The case concerned whether or not the owner of a property could rely on a right of entry onto adjoining property which was allowed when the works being done were ‘rebuilding or renewal’.
The right was contained in a transfer dated 1993 and it was reserved in favour of ‘the property’. The court held that this meant that the right was limited to the rebuilding or renewal of the property as it then stood. However, the proposed works involved demolishing the existing buildings (two single storey industrial buildings) and replacing them with a multi-storey mixed development. Accordingly, the court rejected the assertion that the property owner could rely on the right of entry. The property owner appealed.
The Court of Appeal took a different view. It held that it must have been contemplated at the outset that the buildings were of finite life and that there might be changes in circumstances which would make a different sort of property more appropriate for the site. The right to entry belonged to ‘the property’, not the buildings, and this must include the land on which the buildings stood.
The Court therefore concluded that the right of rebuilding must include demolition of the existing property and the erection of new buildings which may be different from the existing ones.
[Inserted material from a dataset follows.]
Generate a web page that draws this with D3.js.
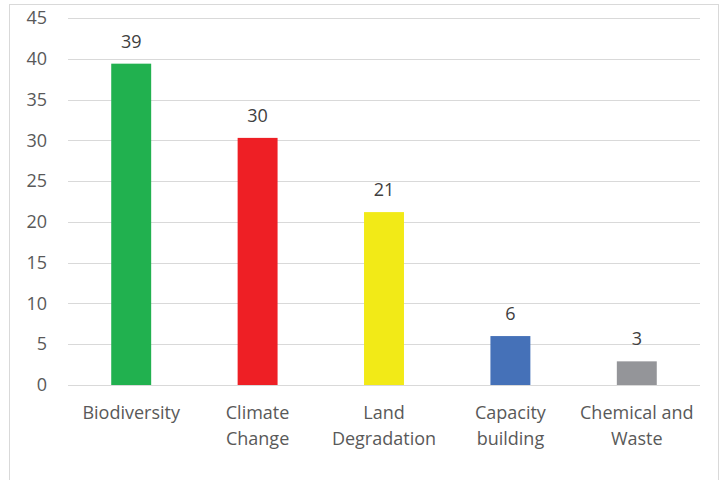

To restrict the right only to the situation where the work was to rebuild buildings similar to those currently on the site did not make sense and could not have been what was contemplated when the original transfer documents were created. Such an interpretation could also create great uncertainty over whether the right was exercisable or not in some circumstances. The Court considered that the original parties to the transfer would have been surprised were the interpretation construed as narrowly as in the decision of the lower court.
The ruling will give comfort to developers seeking to enforce a right of access over neighbouring land in order to carry out developments as it gives grounds for confidence that easements over land which are similarly worded will be interpreted in a commonsense way and not interpreted narrowly.